Nation in brief
Air Force Academy sex assault reports won't be kept confidential
Compiled from Times wires
© St. Petersburg Times
published September 12, 2003
AIR FORCE ACADEMY, Colo. - A top Air Force Academy commander said Thursday that cadets who report sexual assaults will no longer be given confidentiality, so that their claims can be more easily investigated.
Col. Debra Gray, the new vice commandant in charge of handling assault cases, said the change was necessary because the Air Force cannot risk having criminals in the ranks.
"We are different than a regular company," she said in an interview with the Associated Press, noting that officers make life-and-death decisions.
Air Force officials have said they didn't know how bad the problem was in part because reported assaults were kept under wraps. But victims' advocates and civilian investigators appointed by Congress say denying confidentiality will discourage victims from coming forward.

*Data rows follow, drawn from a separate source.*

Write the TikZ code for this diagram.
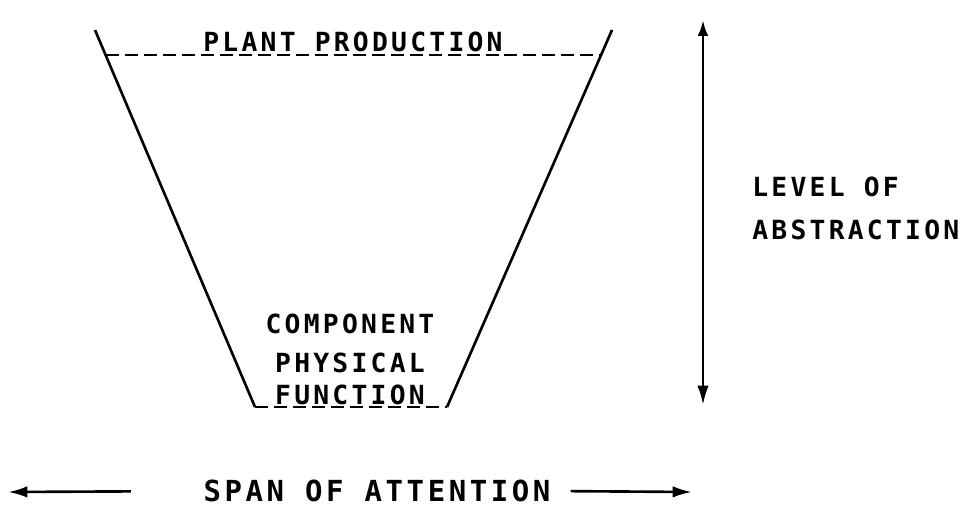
\documentclass[tikz,border=0pt]{standalone}
\usepackage{fontspec}
\newfontfamily\plotfont[LetterSpace=12.3]{DejaVu Sans Mono Bold}
\usetikzlibrary{arrows.meta,positioning}
\tikzset{funnel/.style={line width=1.5pt},
  levelline/.style={line width=1.5pt, dash pattern=on 7.4pt off 3.4pt},
  plottext/.style={font=\plotfont\fontsize{15}{17}\selectfont, inner sep=0pt},
  scalearrow/.style={-{Latex[length=11pt,width=6.5pt]}, line width=1.5pt}}

\begin{document}
\begin{tikzpicture}[x=0.02cm, y=-0.02cm]
\useasboundingbox (0,0) rectangle (979,518);
\coordinate (tl) at (95,30);
\coordinate (tr) at (612,30);
\coordinate (bl) at (255,407);
\coordinate (br) at (447,407);
\coordinate (ptl) at (106,55);
\coordinate (ptr) at (601,55);
\draw[funnel] (tl) -- (bl);
\draw[funnel] (tr) -- (br);
\draw[levelline] (ptl) -- (ptr);
\draw[levelline] (bl) -- (br);
\node[plottext, anchor=base] (plant) at (353,51) {PLANT PRODUCTION};
\node[plottext] (comp) at (350,324) {COMPONENT};
\node[plottext, below=0.36cm of comp] (phys) {PHYSICAL};
\node[plottext, anchor=base] (func) at (350,404) {FUNCTION};
\node[plottext, anchor=west] (level) at (752,187) {LEVEL OF};
\node[plottext, anchor=west] (abs) at (752,230) {ABSTRACTION};
\coordinate (atop) at (703,20);
\coordinate (abot) at (703,405);
\draw[scalearrow, {Latex[length=9pt,width=6pt]}-{Latex[length=11pt,width=6.5pt]}] (atop) -- (abot);
\node[plottext, font=\plotfont\fontsize{16.5}{18}\selectfont] (span) at (377,491) {SPAN OF ATTENTION};
\coordinate (sl) at (8,492);
\coordinate (sr) at (692,492);
\draw[scalearrow, shorten <=1.45cm] (span.west) -- (sl);
\draw[scalearrow, shorten <=0.4cm] (span.east) -- (sr);
\end{tikzpicture}
\end{document}
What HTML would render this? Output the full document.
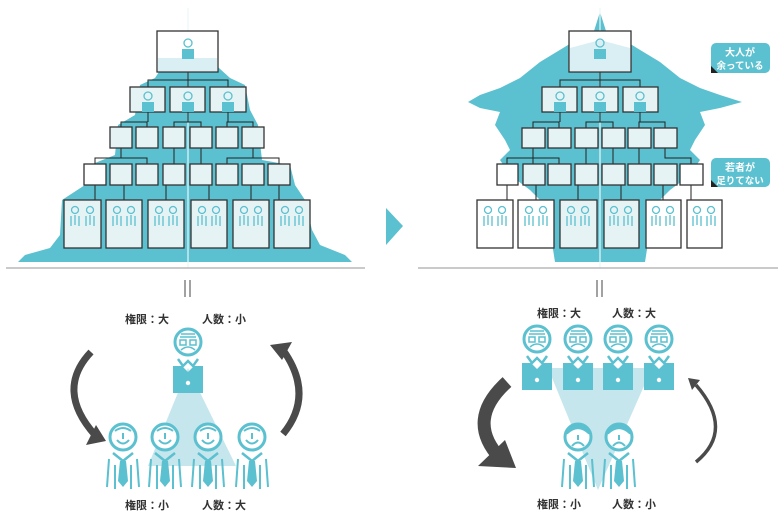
<!DOCTYPE html>
<html><head><meta charset="utf-8"><style>
html,body{margin:0;padding:0;background:#fff;}
svg{display:block}
text{font-family:"Liberation Sans","Noto Sans CJK JP",sans-serif;}
</style></head><body>
<svg width="784" height="521" viewBox="0 0 784 521" xmlns="http://www.w3.org/2000/svg">
<defs>
<g id="mini"><circle cx="0" cy="0" r="3.5" fill="none" stroke="#5bc0cf" stroke-width="1.3"/><path d="M-4 6 L-4 16 M4 6 L4 16 M0 5 L0 15" stroke="#5bc0cf" stroke-width="1.3"/></g>
<g id="miniboss"><circle cx="0" cy="0" r="4" fill="none" stroke="#5bc0cf" stroke-width="1.3"/><rect x="-6" y="6" width="12" height="10" fill="#5bc0cf"/></g>
<g id="worker">
<circle cx="0" cy="0" r="13" fill="#fff" stroke="#5bc0cf" stroke-width="3"/>
<path d="M-8 -6 Q0 -12 8 -6" stroke="#5bc0cf" stroke-width="2" fill="none"/>
<path d="M0 -4 L0 2 M-6 3 Q0 10 6 3" stroke="#5bc0cf" stroke-width="2" fill="none"/>
<path d="M-10 16 L0 24 L10 16" stroke="#5bc0cf" stroke-width="2.5" fill="none"/>
<polygon points="-3,24 3,24 5,44 0,50 -5,44" fill="#5bc0cf"/>
<path d="M-14 22 L-16 50 M14 22 L16 50 M-8 28 L-8 52 M8 28 L8 52" stroke="#5bc0cf" stroke-width="2"/>
</g>
<g id="sad">
<circle cx="0" cy="0" r="13" fill="#fff" stroke="#5bc0cf" stroke-width="3"/>
<path d="M-12 -4 Q0 -16 12 -4" stroke="#5bc0cf" stroke-width="4" fill="none"/>
<path d="M0 -2 L0 3 M-6 9 Q0 2 6 9" stroke="#5bc0cf" stroke-width="2" fill="none"/>
<path d="M-10 16 L0 24 L10 16" stroke="#5bc0cf" stroke-width="2.5" fill="none"/>
<polygon points="-3,24 3,24 5,44 0,50 -5,44" fill="#5bc0cf"/>
<path d="M-14 22 L-16 50 M14 22 L16 50 M-8 28 L-8 52 M8 28 L8 52" stroke="#5bc0cf" stroke-width="2"/>
</g>
<g id="boss">
<circle cx="0" cy="0" r="13" fill="#fff" stroke="#5bc0cf" stroke-width="3"/>
<path d="M-7 -8 L7 -8 M-8 -5 L8 -5 M-8 -2 h6 v5 h-6z M2 -2 h6 v5 h-6z M-7 8 Q0 2 7 8" stroke="#5bc0cf" stroke-width="1.5" fill="none"/>
<path d="M-10 17 L-5 24 L0 19 L5 24 L10 17" stroke="#5bc0cf" stroke-width="2.5" fill="none"/>
<polygon points="-15,24 -6,24 0,30 6,24 15,24 15,51 -15,51" fill="#5bc0cf"/>
<circle cx="0" cy="41" r="2.2" fill="#fff"/>
</g>
</defs>

<!-- LEFT pyramid -->
<polygon fill="#5bc0cf" points="168,58 208,58 230,78 245,85 250,110 258,125 262,160 290,165 295,185 305,200 312,230 320,245 345,255 352,262 18,262 25,255 50,248 60,235 62,200 85,185 90,165 115,155 118,125 135,115 140,85 155,78"/>
<line x1="188" y1="8" x2="188" y2="268" stroke="#e8f6f8" stroke-width="1.2"/>
<line x1="6" y1="268" x2="365" y2="268" stroke="#aaa" stroke-width="1.2"/>
<g stroke="#222" stroke-width="1" fill="none">
<path d="M188 72 V80 M148 87 V80 H228 V87 M188 80 V87"/>
<path d="M148 112 V122 M121 127 V122 H147 V127 M188 112 V122 M174 127 V122 H201 V127 M228 112 V122 M227 127 V122 H253 V127"/>
<path d="M121 148 V158 M95 164 V158 H147 V164 M174 148 V164 M201 148 V164 M253 148 V158 M227 164 V158 H279 V164"/>
<path d="M95 185 V200 M124 185 V200 M166 185 V200 M209 185 V200 M251 185 V200 M279 185 V200"/>
</g>
<g stroke="#333" stroke-width="1.3" fill="#e6f3f5">
<rect x="157" y="31" width="61" height="41" fill="#fff"/>
<rect x="130" y="87" width="35" height="25"/><rect x="170" y="87" width="35" height="25"/><rect x="210" y="87" width="36" height="25"/>
<rect x="110" y="127" width="22" height="21"/><rect x="136" y="127" width="22" height="21"/><rect x="163" y="127" width="22" height="21"/><rect x="190" y="127" width="22" height="21"/><rect x="216" y="127" width="22" height="21"/><rect x="242" y="127" width="22" height="21"/>
<rect x="84" y="164" width="22" height="21" fill="#fff"/><rect x="110" y="164" width="22" height="21"/><rect x="136" y="164" width="22" height="21"/><rect x="163" y="164" width="22" height="21"/><rect x="190" y="164" width="22" height="21"/><rect x="216" y="164" width="22" height="21"/><rect x="242" y="164" width="22" height="21"/><rect x="268" y="164" width="22" height="21"/>
<rect x="64" y="200" width="37" height="48"/><rect x="106" y="200" width="36" height="48"/><rect x="148" y="200" width="36" height="48"/><rect x="191" y="200" width="36" height="48"/><rect x="233" y="200" width="36" height="48"/><rect x="274" y="200" width="36" height="48"/>
</g>
<rect x="158" y="58" width="59" height="13" fill="#d9eff3"/>
<use href="#miniboss" x="188" y="43"/>
<use href="#miniboss" x="148" y="96"/><use href="#miniboss" x="188" y="96"/><use href="#miniboss" x="228" y="96"/>
<use href="#mini" x="75" y="210"/><use href="#mini" x="90" y="210"/><use href="#mini" x="117" y="210"/><use href="#mini" x="131" y="210"/><use href="#mini" x="159" y="210"/><use href="#mini" x="173" y="210"/><use href="#mini" x="202" y="210"/><use href="#mini" x="216" y="210"/><use href="#mini" x="244" y="210"/><use href="#mini" x="258" y="210"/><use href="#mini" x="285" y="210"/><use href="#mini" x="299" y="210"/>

<!-- arrow triangle -->
<polygon points="386,208 403,226 386,245" fill="#5bc0cf"/>

<!-- RIGHT pyramid -->
<polygon fill="#5bc0cf" points="600,12 606,31 632,45 660,62 680,78 700,88 720,95 742,102 720,108 700,112 705,125 695,140 690,150 700,160 690,175 670,190 660,200 650,230 645,262 555,262 550,230 540,200 530,190 510,175 500,160 510,150 505,140 495,125 500,112 480,108 468,102 480,95 500,88 520,78 540,62 568,45 594,31"/>
<line x1="600" y1="8" x2="600" y2="268" stroke="#e8f6f8" stroke-width="1.2"/>
<line x1="418" y1="268" x2="778" y2="268" stroke="#aaa" stroke-width="1.2"/>
<g stroke="#222" stroke-width="1" fill="none">
<path d="M600 72 V80 M560 87 V80 H640 V87 M600 80 V87"/>
<path d="M560 112 V122 M533 128 V122 H559 V128 M600 112 V122 M586 128 V122 H613 V128 M640 112 V122 M639 128 V122 H665 V128"/>
<path d="M533 148 V158 M507 164 V158 H559 V164 M533 158 V164 M586 148 V164 M613 148 V164 M639 148 V164 M665 148 V158 H691 V164"/>
<path d="M507 185 V200 M536 185 V200 M578 185 V200 M621 185 V200 M663 185 V200 M691 185 V200"/>
</g>
<g stroke="#333" stroke-width="1.3" fill="#e6f3f5">
<rect x="569" y="31" width="62" height="41" fill="#fff"/>
<rect x="542" y="87" width="35" height="25"/><rect x="582" y="87" width="36" height="25"/><rect x="623" y="87" width="35" height="25"/>
<rect x="522" y="128" width="23" height="20"/><rect x="548" y="128" width="23" height="20"/><rect x="575" y="128" width="23" height="20"/><rect x="602" y="128" width="23" height="20"/><rect x="628" y="128" width="23" height="20"/><rect x="654" y="128" width="23" height="20"/>
<rect x="497" y="164" width="21" height="21" fill="#fff"/><rect x="523" y="164" width="22" height="21"/><rect x="548" y="164" width="23" height="21"/><rect x="575" y="164" width="23" height="21"/><rect x="602" y="164" width="23" height="21"/><rect x="628" y="164" width="23" height="21"/><rect x="654" y="164" width="23" height="21"/><rect x="680" y="164" width="23" height="21" fill="#fff"/>
<rect x="477" y="200" width="36" height="48" fill="#fff"/><rect x="518" y="200" width="36" height="48" fill="#fff"/><rect x="560" y="200" width="37" height="48"/><rect x="604" y="200" width="35" height="48"/><rect x="646" y="200" width="35" height="48" fill="#fff"/><rect x="687" y="200" width="35" height="48" fill="#fff"/>
</g>
<polygon points="570,48 600,40 630,48 630,71 570,71" fill="#d9eff3"/>
<use href="#miniboss" x="600" y="43"/>
<use href="#miniboss" x="560" y="96"/><use href="#miniboss" x="600" y="96"/><use href="#miniboss" x="640" y="96"/>
<use href="#mini" x="488" y="210"/><use href="#mini" x="502" y="210"/><use href="#mini" x="529" y="210"/><use href="#mini" x="543" y="210"/><use href="#mini" x="571" y="210"/><use href="#mini" x="585" y="210"/><use href="#mini" x="614" y="210"/><use href="#mini" x="628" y="210"/><use href="#mini" x="656" y="210"/><use href="#mini" x="670" y="210"/><use href="#mini" x="697" y="210"/><use href="#mini" x="711" y="210"/>

<!-- bubbles -->
<rect x="711" y="43" width="59" height="30" rx="5" fill="#5bc0cf"/>
<polygon points="711,66 718,73 711,73" fill="#222"/>
<text x="740" y="56" font-size="10" font-weight="bold" fill="#fff" text-anchor="middle">大人が</text>
<text x="740" y="69" font-size="9.5" font-weight="bold" fill="#fff" text-anchor="middle">余っている</text>
<rect x="711" y="158" width="59" height="29" rx="5" fill="#5bc0cf"/>
<polygon points="711,180 718,187 711,187" fill="#222"/>
<text x="740" y="171" font-size="10" font-weight="bold" fill="#fff" text-anchor="middle">若者が</text>
<text x="740" y="184" font-size="9.5" font-weight="bold" fill="#fff" text-anchor="middle">足りてない</text>

<!-- equals -->
<path d="M185 280 V297 M190 280 V297 M597 280 V297 M602 280 V297" stroke="#444" stroke-width="1"/>

<!-- LEFT bottom -->
<text x="125" y="323" font-size="11" font-weight="bold" fill="#333">権限：大</text>
<text x="202" y="323" font-size="11" font-weight="bold" fill="#333">人数：小</text>
<polygon points="188,368 148,466 236,466" fill="#c5e6ec"/>
<use href="#boss" x="188" y="342"/>
<use href="#worker" x="123" y="437"/><use href="#worker" x="165" y="437"/><use href="#worker" x="208" y="437"/><use href="#worker" x="252" y="437"/>
<path d="M91 352 Q55 390 95 435" stroke="#4a4a4a" stroke-width="7" fill="none"/>
<polygon points="86,445 106,441 96,425" fill="#4a4a4a"/>
<path d="M283 434 Q315 395 283 350" stroke="#4a4a4a" stroke-width="7" fill="none"/>
<polygon points="270,345 292,342 282,360" fill="#4a4a4a"/>
<text x="125" y="509" font-size="11" font-weight="bold" fill="#333">権限：小</text>
<text x="202" y="509" font-size="11" font-weight="bold" fill="#333">人数：大</text>

<!-- RIGHT bottom -->
<text x="537" y="317" font-size="11" font-weight="bold" fill="#333">権限：大</text>
<text x="612" y="317" font-size="11" font-weight="bold" fill="#333">人数：大</text>
<polygon points="548,368 652,368 598,490" fill="#c5e6ec"/>
<use href="#boss" x="537" y="339"/><use href="#boss" x="578" y="339"/><use href="#boss" x="618" y="339"/><use href="#boss" x="659" y="339"/>
<use href="#sad" x="578" y="437"/><use href="#sad" x="619" y="437"/>
<path d="M507 382 Q465 420 500 458" stroke="#4a4a4a" stroke-width="13" fill="none"/>
<polygon points="478,466 516,468 505,440" fill="#4a4a4a"/>
<path d="M696 462 Q735 430 696 385" stroke="#4a4a4a" stroke-width="3.5" fill="none"/>
<polygon points="688,378 700,380 692,390" fill="#4a4a4a"/>
<text x="537" y="508" font-size="11" font-weight="bold" fill="#333">権限：小</text>
<text x="612" y="508" font-size="11" font-weight="bold" fill="#333">人数：小</text>
</svg>
</body></html>
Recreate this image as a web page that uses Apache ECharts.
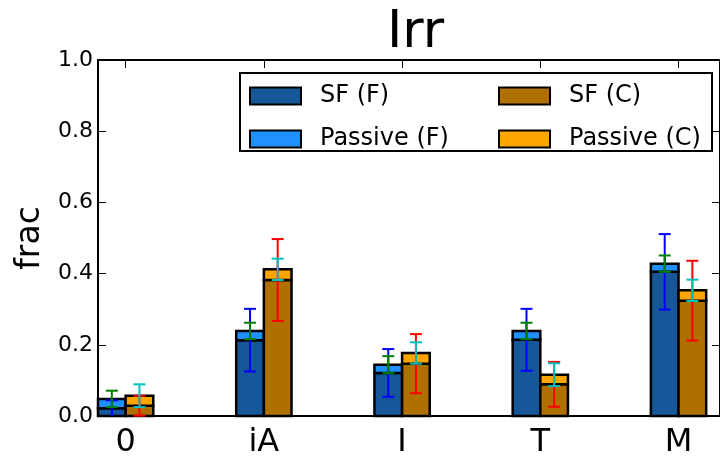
<!DOCTYPE html>
<html>
<head>
<meta charset="utf-8">
<script src="https://cdn.jsdelivr.net/npm/echarts@6/dist/echarts.min.js"></script>
<style>html,body{margin:0;padding:0;background:#fff}#c{width:720px;height:459px}</style>
</head>
<body>
<div id="c"></div>
<script>
const categories = ['0', 'iA', 'I', 'T', 'M'];
const sfF = [0.022, 0.213, 0.121, 0.214, 0.405];
const passiveF = [0.026, 0.026, 0.023, 0.025, 0.023];
const sfC = [0.029, 0.382, 0.147, 0.089, 0.324];
const passiveC = [0.028, 0.030, 0.030, 0.027, 0.029];
const errSfF = [0.022, 0.088, 0.067, 0.087, 0.106];
const errPassiveF = [0.023, 0.023, 0.024, 0.023, 0.023];
const errSfC = [0.028, 0.115, 0.083, 0.063, 0.112];
const errPassiveC = [0.032, 0.030, 0.030, 0.032, 0.030];
const yTicks = [0, 0.2, 0.4, 0.6, 0.8, 1.0];

const FONT = 'DejaVu Sans';
const colors = {sfF: '#155799', pF: '#1E90FF', sfC: '#B07000', pC: '#FFA500'};
const BW = 0.2;

function barSeries(name, vals, bases, off, color) {
  return {
    type: 'custom', name: name, xAxisIndex: 0, yAxisIndex: 0, z: 2,
    itemStyle: {color: color},
    data: vals.map((v, i) => [i, v, bases ? bases[i] : 0]),
    renderItem: function (params, api) {
      const x = api.value(0), v = api.value(1), b = api.value(2);
      const p1 = api.coord([x + off, b + v]);
      const p0 = api.coord([x + off + BW, b]);
      return {type: 'rect', shape: {x: p1[0], y: p1[1], width: p0[0] - p1[0], height: p0[1] - p1[1]},
        style: {fill: color, stroke: '#000', lineWidth: 2.5}};
    }
  };
}
function errSeries(centers, errs, off, color, z) {
  return {
    type: 'custom', xAxisIndex: 0, yAxisIndex: 0, z: z, silent: true,
    data: centers.map((c, i) => [i, c, errs[i]]),
    renderItem: function (params, api) {
      const x = api.value(0) + off, c = api.value(1), e = api.value(2);
      const top = api.coord([x, c + e]);
      const bot = api.coord([x, Math.max(0, c - e)]);
      const cw = 6;
      const st = {stroke: color, lineWidth: 2};
      const children = [
        {type: 'line', shape: {x1: top[0], y1: top[1], x2: bot[0], y2: bot[1]}, style: st},
        {type: 'line', shape: {x1: top[0] - cw, y1: top[1], x2: top[0] + cw, y2: top[1]}, style: st}
      ];
      if (c - e > 0) children.push({type: 'line', shape: {x1: bot[0] - cw, y1: bot[1], x2: bot[0] + cw, y2: bot[1]}, style: st});
      return {type: 'group', children: children};
    }
  };
}
const totF = sfF.map((v, i) => v + passiveF[i]);
const totC = sfC.map((v, i) => v + passiveC[i]);

const axisLineStyle = {show: true, onZero: false, lineStyle: {color: '#000', width: 2}};
const chart = echarts.init(document.getElementById('c'), null, {renderer: 'canvas'});
chart.setOption({
  animation: false,
  backgroundColor: '#fff',
  title: {text: 'Irr', left: 382, top: 2, textStyle: {fontFamily: FONT, fontSize: 52, fontWeight: 'normal', color: '#000'}},
  grid: {left: 98, top: 60, width: 625, height: 361, containLabel: false},
  xAxis: [
    {type: 'value', min: -0.2, max: 4.3, position: 'bottom',
     axisLine: axisLineStyle,
     axisTick: {show: true, inside: true, length: 8, customValues: categories.map((c, i) => i), lineStyle: {color: '#000', width: 1}},
     axisLabel: {show: true, customValues: categories.map((c, i) => i), formatter: v => categories[Math.round(v)], margin: 11,
       fontFamily: FONT, fontSize: 32, color: '#000'},
     splitLine: {show: false}},
    {type: 'value', min: -0.2, max: 4.3, position: 'top',
     axisLine: axisLineStyle,
     axisTick: {show: true, inside: true, length: 8, customValues: categories.map((c, i) => i), lineStyle: {color: '#000', width: 1}},
     axisLabel: {show: false}, splitLine: {show: false}}
  ],
  yAxis: [
    {type: 'value', min: 0, max: 1, interval: 0.2, position: 'left',
     name: 'frac', nameLocation: 'middle', nameGap: 43, nameRotate: 90,
     nameTextStyle: {fontFamily: FONT, fontSize: 33, color: '#000'},
     axisLine: axisLineStyle,
     axisTick: {show: true, inside: true, length: 8, customValues: yTicks, lineStyle: {color: '#000', width: 1}},
     axisLabel: {customValues: yTicks, formatter: v => v.toFixed(1), margin: 5, fontFamily: FONT, fontSize: 22, color: '#000'},
     splitLine: {show: false}},
    {type: 'value', min: 0, max: 1, interval: 0.2, position: 'right',
     axisLine: axisLineStyle,
     axisTick: {show: true, inside: true, length: 8, customValues: yTicks, lineStyle: {color: '#000', width: 1}},
     axisLabel: {show: false}, splitLine: {show: false}}
  ],
  legend: [
    {orient: 'vertical', left: 249, top: 84, z: 10, itemWidth: 51, itemHeight: 17, itemGap: 19, padding: 0, icon: 'rect',
     data: [
       {name: 'SF (F)', itemStyle: {color: colors.sfF, borderColor: '#000', borderWidth: 2}},
       {name: 'Passive (F)', itemStyle: {color: colors.pF, borderColor: '#000', borderWidth: 2}}
     ],
     textStyle: {fontFamily: FONT, fontSize: 24, color: '#000', lineHeight: 17, padding: [0, 0, 0, 14]}, selectedMode: false},
    {orient: 'vertical', left: 498, top: 84, z: 10, itemWidth: 51, itemHeight: 17, itemGap: 19, padding: 0, icon: 'rect',
     data: [
       {name: 'SF (C)', itemStyle: {color: colors.sfC, borderColor: '#000', borderWidth: 2}},
       {name: 'Passive (C)', itemStyle: {color: colors.pC, borderColor: '#000', borderWidth: 2}}
     ],
     textStyle: {fontFamily: FONT, fontSize: 24, color: '#000', lineHeight: 17, padding: [0, 0, 0, 14]}, selectedMode: false}
  ],
  graphic: [
    {type: 'rect', z: 5, shape: {x: 240, y: 73, width: 472, height: 78},
     style: {fill: '#fff', stroke: '#000', lineWidth: 2}}
  ],
  series: [
    barSeries('SF (F)', sfF, null, -BW, colors.sfF),
    barSeries('Passive (F)', passiveF, sfF, -BW, colors.pF),
    barSeries('SF (C)', sfC, null, 0, colors.sfC),
    barSeries('Passive (C)', passiveC, sfC, 0, colors.pC),
    errSeries(sfF, errSfF, -BW / 2, '#0000FF', 3),
    errSeries(totF, errPassiveF, -BW / 2, '#008000', 4),
    errSeries(sfC, errSfC, BW / 2, '#FF0000', 3),
    errSeries(totC, errPassiveC, BW / 2, '#00BFBF', 4)
  ]
});
</script>
</body>
</html>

Texas Democrats take redistricting to court
LAREDO, Texas - Democrat state lawmakers told a federal appeals court panel Thursday that the Republicans in the Legislature have violated the Voting Rights Act with their push to redraw Texas' congressional districts.
The three-judge panel did not rule, but the judges made it clear that they were reluctant to step into a summerlong battle that included 11 Democratic senators fleeing Texas to thwart GOP redistricting efforts. The Democrats returned from their six-week exile this week.
Plane skids off carrier
WASHINGTON - About a dozen crew members on the USS George Washington were injured Thursday when a fighter jet skidded off the deck of the aircraft carrier off the Virginia coast, a Navy spokesman said.
An F/A-18 Hornet was landing on the carrier when its gear that catches an arresting cable broke off, Navy spokesman Mike Maus said. Flying debris injured the crew members, he said.
The plane skidded off the flight deck and into the Atlantic Ocean, but the pilot ejected and was recovered safely, Maus said. The three most seriously injured crew members were airlifted to shore.
BILL OF RIGHTS GIVEN UP: A Connecticut antiques dealer has withdrawn his claim to what is believed to be North Carolina's original copy of the Bill of Rights and agreed Thursday to donate it to the state. The document, stolen from the state Capitol in 1865, is believed to be one of the 14 original copies of the Bill of Rights. The FBI recovered it in an undercover operation in Philadelphia this year.
CHARGES IN PRIEST'S DEATH: Inmate Joseph L. Druce has been charged with murder in the slaying of former priest John J. Geoghan, who was strangled and beaten in his prison cell last month. Geoghan, 68, was serving a nine- to 10-year sentence for groping a 10-year-old boy and was accused of molesting nearly 150 boys over three decades.
PENTAGON APPOINTMENT: Vice Adm. Timothy J. Keating, commander of naval forces in the Iraq war, has been nominated by President Bush to be director of the Joint Staff at the Pentagon. He replaces Lt. Gen. George W. Casey Jr., who assumed the post in January after Lt. Gen. John Abizaid left to become a deputy commander of U.S. Central Command in Tampa.